:: WHAT TO WORK ON ::
Pick out each line below containing "would".

:: DATA RECORDS ::

====

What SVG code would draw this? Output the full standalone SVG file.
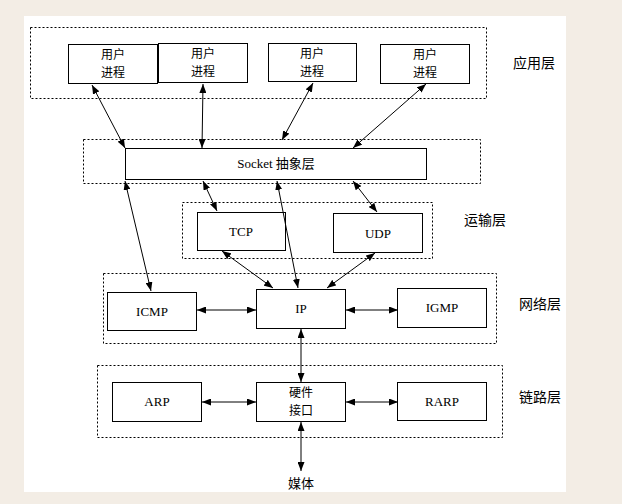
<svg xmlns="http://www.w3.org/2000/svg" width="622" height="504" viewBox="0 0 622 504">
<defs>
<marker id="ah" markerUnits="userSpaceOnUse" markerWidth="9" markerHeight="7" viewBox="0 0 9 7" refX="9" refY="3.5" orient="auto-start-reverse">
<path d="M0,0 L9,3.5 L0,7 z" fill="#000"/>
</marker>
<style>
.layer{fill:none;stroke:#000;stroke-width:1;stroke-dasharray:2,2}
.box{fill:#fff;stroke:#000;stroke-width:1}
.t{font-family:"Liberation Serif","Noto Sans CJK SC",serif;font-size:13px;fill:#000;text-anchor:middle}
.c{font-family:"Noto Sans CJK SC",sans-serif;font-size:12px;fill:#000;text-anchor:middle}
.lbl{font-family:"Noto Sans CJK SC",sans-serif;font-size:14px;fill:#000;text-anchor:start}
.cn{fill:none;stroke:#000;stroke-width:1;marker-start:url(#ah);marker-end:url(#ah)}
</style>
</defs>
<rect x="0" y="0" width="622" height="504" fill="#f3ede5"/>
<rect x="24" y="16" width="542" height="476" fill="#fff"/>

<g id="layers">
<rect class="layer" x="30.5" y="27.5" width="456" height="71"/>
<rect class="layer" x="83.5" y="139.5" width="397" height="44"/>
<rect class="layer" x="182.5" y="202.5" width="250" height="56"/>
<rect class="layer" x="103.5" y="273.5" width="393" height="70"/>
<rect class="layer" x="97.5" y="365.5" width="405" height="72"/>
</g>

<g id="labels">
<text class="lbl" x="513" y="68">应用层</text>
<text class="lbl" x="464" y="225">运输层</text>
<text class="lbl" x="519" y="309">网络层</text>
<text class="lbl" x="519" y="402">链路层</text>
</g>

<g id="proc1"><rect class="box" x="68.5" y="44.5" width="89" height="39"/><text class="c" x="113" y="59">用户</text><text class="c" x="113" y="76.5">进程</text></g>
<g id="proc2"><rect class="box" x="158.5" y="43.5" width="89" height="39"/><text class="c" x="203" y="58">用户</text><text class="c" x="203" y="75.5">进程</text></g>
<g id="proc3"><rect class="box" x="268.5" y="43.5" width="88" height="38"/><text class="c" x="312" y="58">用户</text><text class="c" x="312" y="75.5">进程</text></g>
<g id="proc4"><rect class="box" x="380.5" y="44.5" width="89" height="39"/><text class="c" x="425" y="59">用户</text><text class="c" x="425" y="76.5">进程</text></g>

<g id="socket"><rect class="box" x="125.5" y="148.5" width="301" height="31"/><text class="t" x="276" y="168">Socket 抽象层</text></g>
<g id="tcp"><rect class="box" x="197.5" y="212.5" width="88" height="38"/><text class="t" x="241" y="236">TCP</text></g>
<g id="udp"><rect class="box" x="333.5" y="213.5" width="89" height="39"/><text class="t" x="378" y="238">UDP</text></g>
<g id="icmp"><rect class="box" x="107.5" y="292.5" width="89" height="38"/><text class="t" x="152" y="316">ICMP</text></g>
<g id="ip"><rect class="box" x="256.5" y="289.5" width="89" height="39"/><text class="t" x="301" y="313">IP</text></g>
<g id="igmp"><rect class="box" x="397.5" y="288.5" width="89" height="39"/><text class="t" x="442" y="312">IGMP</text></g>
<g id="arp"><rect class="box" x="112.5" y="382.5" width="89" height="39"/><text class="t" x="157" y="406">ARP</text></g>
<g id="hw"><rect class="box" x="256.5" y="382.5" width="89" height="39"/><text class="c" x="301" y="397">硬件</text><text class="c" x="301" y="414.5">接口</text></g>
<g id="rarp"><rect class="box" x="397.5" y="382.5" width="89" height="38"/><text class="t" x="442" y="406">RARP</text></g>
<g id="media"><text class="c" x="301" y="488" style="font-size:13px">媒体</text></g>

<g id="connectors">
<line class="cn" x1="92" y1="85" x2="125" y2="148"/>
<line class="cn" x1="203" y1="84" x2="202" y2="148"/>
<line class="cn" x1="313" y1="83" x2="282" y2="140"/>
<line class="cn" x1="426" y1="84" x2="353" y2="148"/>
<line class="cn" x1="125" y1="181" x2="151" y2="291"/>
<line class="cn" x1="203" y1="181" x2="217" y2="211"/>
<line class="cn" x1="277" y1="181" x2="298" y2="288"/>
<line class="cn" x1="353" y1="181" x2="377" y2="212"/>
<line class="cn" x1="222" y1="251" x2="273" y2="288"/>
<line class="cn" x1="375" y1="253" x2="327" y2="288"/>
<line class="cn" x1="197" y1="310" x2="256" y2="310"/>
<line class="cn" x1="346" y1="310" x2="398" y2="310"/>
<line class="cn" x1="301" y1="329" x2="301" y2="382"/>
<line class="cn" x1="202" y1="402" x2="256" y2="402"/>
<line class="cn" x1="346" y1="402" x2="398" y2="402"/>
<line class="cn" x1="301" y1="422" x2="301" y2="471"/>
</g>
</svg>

====

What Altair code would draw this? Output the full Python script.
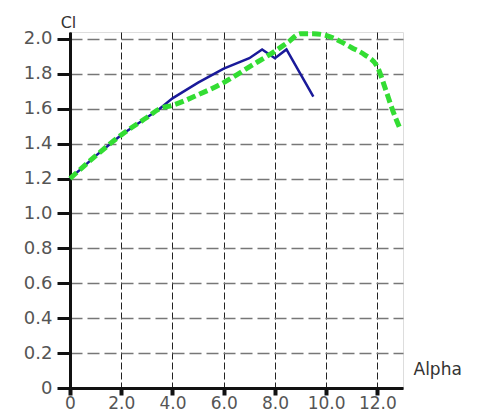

====

:: RESPONSE ::
What SVG code would draw this? Output the full standalone SVG file.
What Altair code would draw this? Output the full Python script.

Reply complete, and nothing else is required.